That we live in wondrous times is no longer news, of course. Technological miracles abound, behavior once thought esoteric, outrageous, or illegal is now acclaimed as virtuous, liberating, and chic, and the frontiers of creative expression have been expanded beyond the wildest dreams of the avant-gardes of yesteryear. The expansion of those frontiers is nowadays, indeed, a subject of instruction in the classroom, the art school, and the university seminar. Foundations support it, the media applaud it, and our institutions of high culture hasten to bask in the glory of serving its most outré interests.
That we may also be living in barbarous times—right there, in those very same classrooms, foundations, and institutions of high culture—is a matter that upright, enlightened, liberal-minded folk would mostly rather not think about, especially in relation to what is now said to constitute artistic endeavor. In the name of art, after all, everything is now permitted. Nothing can any longer be disapproved of or disavowed. How can such absolute freedom—the freedom we have fought so hard for in the schools, in the media, and in the courts to achieve—be thought to have produced barbarous results? Surely it is all simply a problem of improving public perception, increasing comprehension, and diminishing ignorance and prejudice—a problem in the never-ending task of keeping up with the latest advances in creative thought. Or so, at least, we have repeatedly been told.
But then, every so often, there occurs an event—it doesn’t have to be world-shaking, either—that concentrates the mind and disabuses even the most steadfast liberal complacency: an act that so utterly violates the norms of decent society that even the most hardened advocates of unfettered creative expression fall silent and appalled at its implications. The case of the Toronto “vomit artist”—as we suppose he must be called—is an event of this remarkable sort.
It seems that a student at the Ontario College of Art and Design in Toronto, having mastered the latest lessons in the dialectic of transgressive artistic expression, has conceived of yet a further means of advancing the cause of aesthetic innovation by combining the activist impulses of performance art with the cynical methods of appropriation art. What this audacious newcomer to the ranks of advanced art appropriates are actual paintings hanging on the walls of our museums—his record so far includes a canvas by Piet Mondrian at the Museum of Modern Art in New York and one by Raoul Dufy at the Art Gallery of Ontario—and what his performance consists of is the self-induced act of vomiting upon them. We are not talking about the soiling of reproductions of these paintings; our Toronto vomit artist upchucks on the pictures themselves.

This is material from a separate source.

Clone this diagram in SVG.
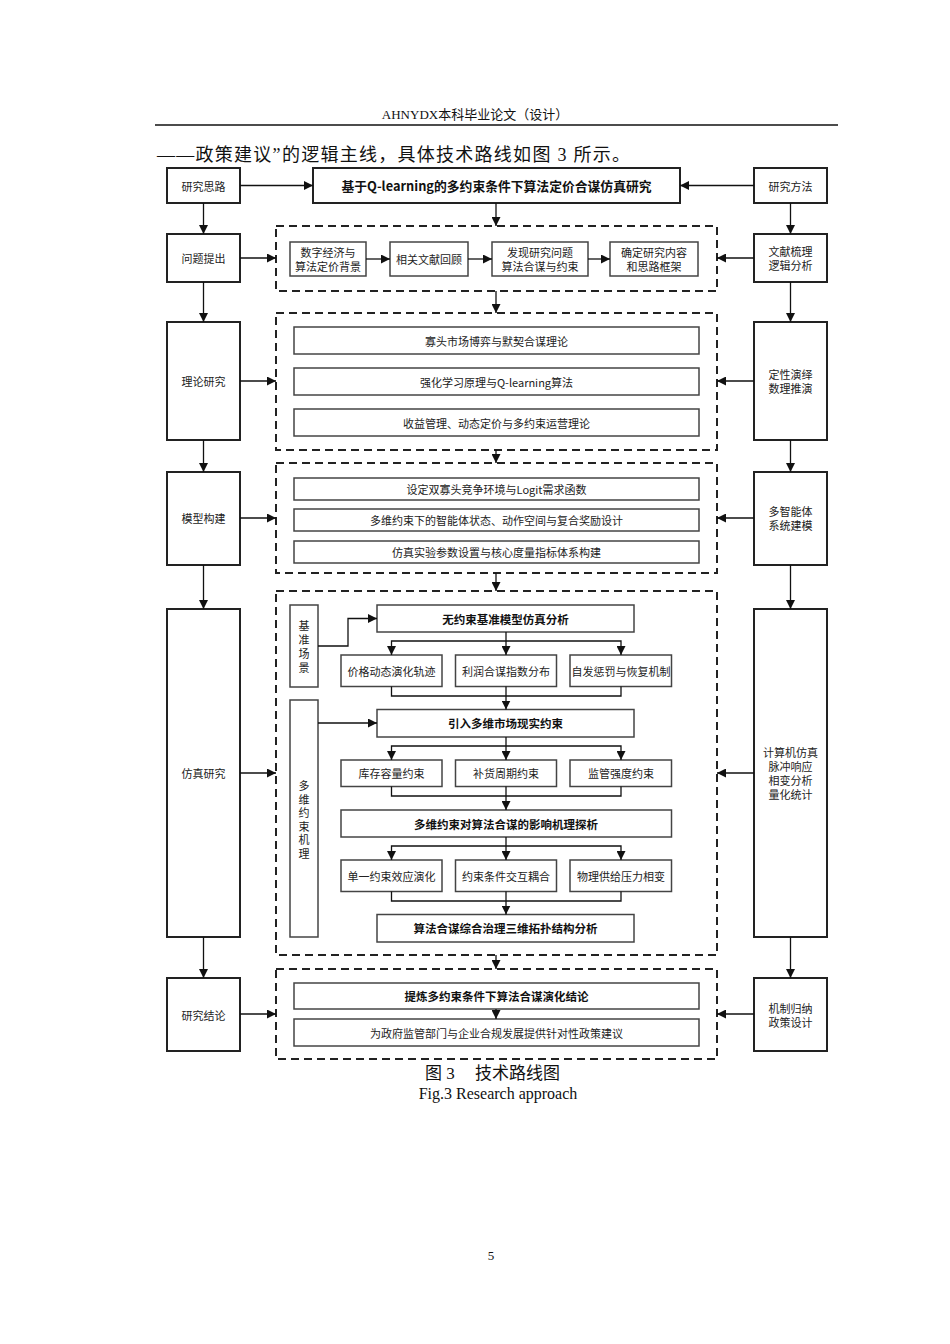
<svg xmlns="http://www.w3.org/2000/svg" width="950" height="1344" viewBox="0 0 950 1344">
<defs>
<marker id="ah" viewBox="0 0 10 10" refX="10" refY="5" markerWidth="9" markerHeight="9" markerUnits="userSpaceOnUse" orient="auto">
<path d="M0,0 L10,5 L0,10 z" fill="#111"/>
</marker>
<style>
.ob{fill:#fff;stroke:#222;stroke-width:2}
.ib{fill:#fff;stroke:#444;stroke-width:1.5}
.db{fill:none;stroke:#222;stroke-width:2;stroke-dasharray:8 5}
.t{font-family:"Noto Sans CJK SC","Noto Sans",sans-serif;font-size:11px;fill:#222;text-anchor:middle;dominant-baseline:central}
.tb{font-family:"Noto Sans CJK SC","Noto Sans",sans-serif;font-size:11.5px;font-weight:bold;fill:#111;text-anchor:middle;dominant-baseline:central}
.ttl{font-size:12.8px}
.cn{fill:none;stroke:#111;stroke-width:1.3}
.ser{font-family:"Liberation Serif","Noto Sans CJK SC",serif;fill:#111}
</style>
</defs>
<rect width="950" height="1344" fill="#fff"/>

<!-- page header -->
<text class="ser" x="475" y="119" font-size="13" text-anchor="middle">AHNYDX本科毕业论文（设计）</text>
<line x1="155" y1="125" x2="838" y2="125" stroke="#111" stroke-width="1.5"/>
<text class="ser" x="157" y="161" font-size="18" textLength="473" lengthAdjust="spacing">——政策建议”的逻辑主线，具体技术路线如图 3 所示。</text>

<!-- top row -->
<g id="n-silu"><rect class="ob" x="167" y="168" width="73" height="35"/><text class="t" x="203.5" y="185.5">研究思路</text></g>
<g id="n-title"><rect class="ob" x="313" y="168" width="367" height="35"/><text class="tb ttl" x="496.5" y="185.5">基于Q-learning的多约束条件下算法定价合谋仿真研究</text></g>
<g id="n-fangfa"><rect class="ob" x="754" y="168" width="73" height="35"/><text class="t" x="790.5" y="185.5">研究方法</text></g>

<!-- row 1 -->
<g id="n-wenti"><rect class="ob" x="167" y="234" width="73" height="48"/><text class="t" x="203.5" y="258">问题提出</text></g>
<g id="g-row1"><rect class="db" x="276" y="226" width="441" height="65"/></g>
<g id="n-bg"><rect class="ib" x="290" y="242" width="76" height="34"/><text class="t" x="328" y="252">数字经济与</text><text class="t" x="328" y="266">算法定价背景</text></g>
<g id="n-lit"><rect class="ib" x="390" y="242" width="78" height="34"/><text class="t" x="429" y="259">相关文献回顾</text></g>
<g id="n-find"><rect class="ib" x="492" y="242" width="96" height="34"/><text class="t" x="540" y="252">发现研究问题</text><text class="t" x="540" y="266">算法合谋与约束</text></g>
<g id="n-frame"><rect class="ib" x="610" y="242" width="88" height="34"/><text class="t" x="654" y="252">确定研究内容</text><text class="t" x="654" y="266">和思路框架</text></g>
<g id="n-wenxian"><rect class="ob" x="754" y="234" width="73" height="48"/><text class="t" x="790.5" y="251">文献梳理</text><text class="t" x="790.5" y="265">逻辑分析</text></g>

<!-- row 2 -->
<g id="n-lilun"><rect class="ob" x="167" y="322" width="73" height="118"/><text class="t" x="203.5" y="381">理论研究</text></g>
<g id="g-row2"><rect class="db" x="276" y="313" width="441" height="137"/></g>
<g id="n-game"><rect class="ib" x="294" y="327" width="405" height="27"/><text class="t" x="496.5" y="340.5">寡头市场博弈与默契合谋理论</text></g>
<g id="n-rl"><rect class="ib" x="294" y="368" width="405" height="27"/><text class="t" x="496.5" y="381.5">强化学习原理与Q-learning算法</text></g>
<g id="n-rev"><rect class="ib" x="294" y="409" width="405" height="27"/><text class="t" x="496.5" y="422.5">收益管理、动态定价与多约束运营理论</text></g>
<g id="n-dingxing"><rect class="ob" x="754" y="322" width="73" height="118"/><text class="t" x="790.5" y="374">定性演绎</text><text class="t" x="790.5" y="388">数理推演</text></g>

<!-- row 3 -->
<g id="n-moxing"><rect class="ob" x="167" y="472" width="73" height="93"/><text class="t" x="203.5" y="518">模型构建</text></g>
<g id="g-row3"><rect class="db" x="276" y="463" width="441" height="110"/></g>
<g id="n-env"><rect class="ib" x="294" y="478" width="405" height="22"/><text class="t" x="496.5" y="489">设定双寡头竞争环境与Logit需求函数</text></g>
<g id="n-state"><rect class="ib" x="294" y="509" width="405" height="22"/><text class="t" x="496.5" y="520">多维约束下的智能体状态、动作空间与复合奖励设计</text></g>
<g id="n-param"><rect class="ib" x="294" y="541" width="405" height="22"/><text class="t" x="496.5" y="552">仿真实验参数设置与核心度量指标体系构建</text></g>
<g id="n-agent"><rect class="ob" x="754" y="472" width="73" height="93"/><text class="t" x="790.5" y="511">多智能体</text><text class="t" x="790.5" y="525">系统建模</text></g>

<!-- row 4 -->
<g id="n-fangzhen"><rect class="ob" x="167" y="609" width="73" height="328"/><text class="t" x="203.5" y="773">仿真研究</text></g>
<g id="g-row4"><rect class="db" x="276" y="591" width="441" height="364"/></g>
<g id="n-base"><rect class="ib" x="290" y="605" width="28" height="82"/>
<text class="t" x="304" y="625">基</text><text class="t" x="304" y="639">准</text><text class="t" x="304" y="653">场</text><text class="t" x="304" y="667">景</text></g>
<g id="n-multi"><rect class="ib" x="290" y="700" width="28" height="237"/>
<text class="t" x="304" y="785">多</text><text class="t" x="304" y="798.5">维</text><text class="t" x="304" y="812">约</text><text class="t" x="304" y="825.5">束</text><text class="t" x="304" y="839">机</text><text class="t" x="304" y="852.5">理</text></g>
<g id="n-nocon"><rect class="ib" x="377" y="605" width="257" height="27"/><text class="tb" x="505.5" y="618.5">无约束基准模型仿真分析</text></g>
<g id="n-price"><rect class="ib" x="341" y="655" width="101" height="31.5"/><text class="t" x="391.5" y="671">价格动态演化轨迹</text></g>
<g id="n-profit"><rect class="ib" x="455.5" y="655" width="101" height="31.5"/><text class="t" x="506" y="671">利润合谋指数分布</text></g>
<g id="n-punish"><rect class="ib" x="570" y="655" width="101.5" height="31.5"/><text class="t" x="621" y="671">自发惩罚与恢复机制</text></g>
<g id="n-intro"><rect class="ib" x="377" y="709.5" width="257" height="27.5"/><text class="tb" x="505.5" y="723">引入多维市场现实约束</text></g>
<g id="n-inv"><rect class="ib" x="341" y="760" width="101" height="26.5"/><text class="t" x="391.5" y="773">库存容量约束</text></g>
<g id="n-rep"><rect class="ib" x="455.5" y="760" width="101" height="26.5"/><text class="t" x="506" y="773">补货周期约束</text></g>
<g id="n-reg"><rect class="ib" x="570" y="760" width="101.5" height="26.5"/><text class="t" x="621" y="773">监管强度约束</text></g>
<g id="n-mech"><rect class="ib" x="341" y="810" width="330.5" height="27"/><text class="tb" x="506" y="823.5">多维约束对算法合谋的影响机理探析</text></g>
<g id="n-single"><rect class="ib" x="341" y="860" width="101" height="31.5"/><text class="t" x="391.5" y="876">单一约束效应演化</text></g>
<g id="n-inter"><rect class="ib" x="455.5" y="860" width="101" height="31.5"/><text class="t" x="506" y="876">约束条件交互耦合</text></g>
<g id="n-phase"><rect class="ib" x="570" y="860" width="101.5" height="31.5"/><text class="t" x="621" y="876">物理供给压力相变</text></g>
<g id="n-topo"><rect class="ib" x="377" y="914.5" width="257" height="27.5"/><text class="tb" x="505.5" y="928">算法合谋综合治理三维拓扑结构分析</text></g>
<g id="n-jisuanji"><rect class="ob" x="754" y="609" width="73" height="328"/><text class="t" x="790.5" y="752">计算机仿真</text><text class="t" x="790.5" y="766">脉冲响应</text><text class="t" x="790.5" y="780">相变分析</text><text class="t" x="790.5" y="794">量化统计</text></g>

<!-- row 5 -->
<g id="n-jielun"><rect class="ob" x="167" y="978" width="73" height="73"/><text class="t" x="203.5" y="1014.5">研究结论</text></g>
<g id="g-row5"><rect class="db" x="276" y="969" width="441" height="90"/></g>
<g id="n-refine"><rect class="ib" x="294" y="983" width="405" height="26"/><text class="tb" x="496.5" y="996">提炼多约束条件下算法合谋演化结论</text></g>
<g id="n-policy"><rect class="ib" x="294" y="1019" width="405" height="27"/><text class="t" x="496.5" y="1032.5">为政府监管部门与企业合规发展提供针对性政策建议</text></g>
<g id="n-jizhi"><rect class="ob" x="754" y="978" width="73" height="73"/><text class="t" x="790.5" y="1007.5">机制归纳</text><text class="t" x="790.5" y="1021.5">政策设计</text></g>

<!-- connectors -->
<g id="connectors">
<path class="cn" d="M240,185.5 H313" marker-end="url(#ah)"/>
<path class="cn" d="M754,185.5 H680" marker-end="url(#ah)"/>
<path class="cn" d="M203.5,203 V234" marker-end="url(#ah)"/>
<path class="cn" d="M790.5,203 V234" marker-end="url(#ah)"/>
<path class="cn" d="M496,203 V226" marker-end="url(#ah)"/>
<path class="cn" d="M240,258 H276" marker-end="url(#ah)"/>
<path class="cn" d="M754,258 H717" marker-end="url(#ah)"/>
<path class="cn" d="M366,259 H390" marker-end="url(#ah)"/>
<path class="cn" d="M468,259 H492" marker-end="url(#ah)"/>
<path class="cn" d="M588,259 H610" marker-end="url(#ah)"/>
<path class="cn" d="M203.5,282 V322" marker-end="url(#ah)"/>
<path class="cn" d="M790.5,282 V322" marker-end="url(#ah)"/>
<path class="cn" d="M496,291 V313" marker-end="url(#ah)"/>
<path class="cn" d="M240,381 H276" marker-end="url(#ah)"/>
<path class="cn" d="M754,381 H717" marker-end="url(#ah)"/>
<path class="cn" d="M203.5,440 V472" marker-end="url(#ah)"/>
<path class="cn" d="M790.5,440 V472" marker-end="url(#ah)"/>
<path class="cn" d="M496,450 V463" marker-end="url(#ah)"/>
<path class="cn" d="M240,518 H276" marker-end="url(#ah)"/>
<path class="cn" d="M754,518 H717" marker-end="url(#ah)"/>
<path class="cn" d="M203.5,565 V609" marker-end="url(#ah)"/>
<path class="cn" d="M790.5,565 V609" marker-end="url(#ah)"/>
<path class="cn" d="M496,573 V591" marker-end="url(#ah)"/>
<path class="cn" d="M240,773 H276" marker-end="url(#ah)"/>
<path class="cn" d="M754,773 H717" marker-end="url(#ah)"/>
<path class="cn" d="M203.5,937 V978" marker-end="url(#ah)"/>
<path class="cn" d="M790.5,937 V978" marker-end="url(#ah)"/>
<path class="cn" d="M496,955 V969" marker-end="url(#ah)"/>
<path class="cn" d="M240,1014 H276" marker-end="url(#ah)"/>
<path class="cn" d="M754,1014 H717" marker-end="url(#ah)"/>
<path class="cn" d="M496,1009 V1019" marker-end="url(#ah)"/>
<!-- simulation inner -->
<path class="cn" d="M318,646 H348 V618.5 H377" marker-end="url(#ah)"/>
<path class="cn" d="M506,632 V655" marker-end="url(#ah)"/>
<path class="cn" d="M506,641 H391.5 V655" marker-end="url(#ah)"/>
<path class="cn" d="M506,641 H621 V655" marker-end="url(#ah)"/>
<path class="cn" d="M391.5,686.5 V696 H621 V686.5"/>
<path class="cn" d="M506,686.5 V709.5" marker-end="url(#ah)"/>
<path class="cn" d="M318,723 H377" marker-end="url(#ah)"/>
<path class="cn" d="M506,737 V760" marker-end="url(#ah)"/>
<path class="cn" d="M506,746 H391.5 V760" marker-end="url(#ah)"/>
<path class="cn" d="M506,746 H621 V760" marker-end="url(#ah)"/>
<path class="cn" d="M391.5,786.5 V796 H621 V786.5"/>
<path class="cn" d="M506,786.5 V810" marker-end="url(#ah)"/>
<path class="cn" d="M506,837 V860" marker-end="url(#ah)"/>
<path class="cn" d="M506,846 H391.5 V860" marker-end="url(#ah)"/>
<path class="cn" d="M506,846 H621 V860" marker-end="url(#ah)"/>
<path class="cn" d="M391.5,891.5 V901 H621 V891.5"/>
<path class="cn" d="M506,891.5 V914.5" marker-end="url(#ah)"/>
</g>

<!-- caption -->
<text class="ser" y="1079" font-size="17"><tspan x="425">图 3</tspan><tspan x="475">技术路线图</tspan></text>
<text class="ser" x="498" y="1099" font-size="16" text-anchor="middle">Fig.3 Research approach</text>
<text class="ser" x="491" y="1260" font-size="13" text-anchor="middle">5</text>
</svg>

In response to this unconscionable and possibly criminal vandalism, neither the museums nor the art school in which the vomit artist is enrolled has responded with anything but expressions of shock. And since he claims for his upchucking performances the status of art, on what grounds can these institutions take punitive action? What goes by the name of transgressive art is now very much in vogue, and if the matter should become the subject of a legal action, we will no doubt be told that vomiting of this sort must be considered a form of “speech” and therefore legally protected. The question is whether this episode represents a parody of art or a parody of the law or something worse: a sign of the debased values that produce acts and aspirations of this kind in the name of high art.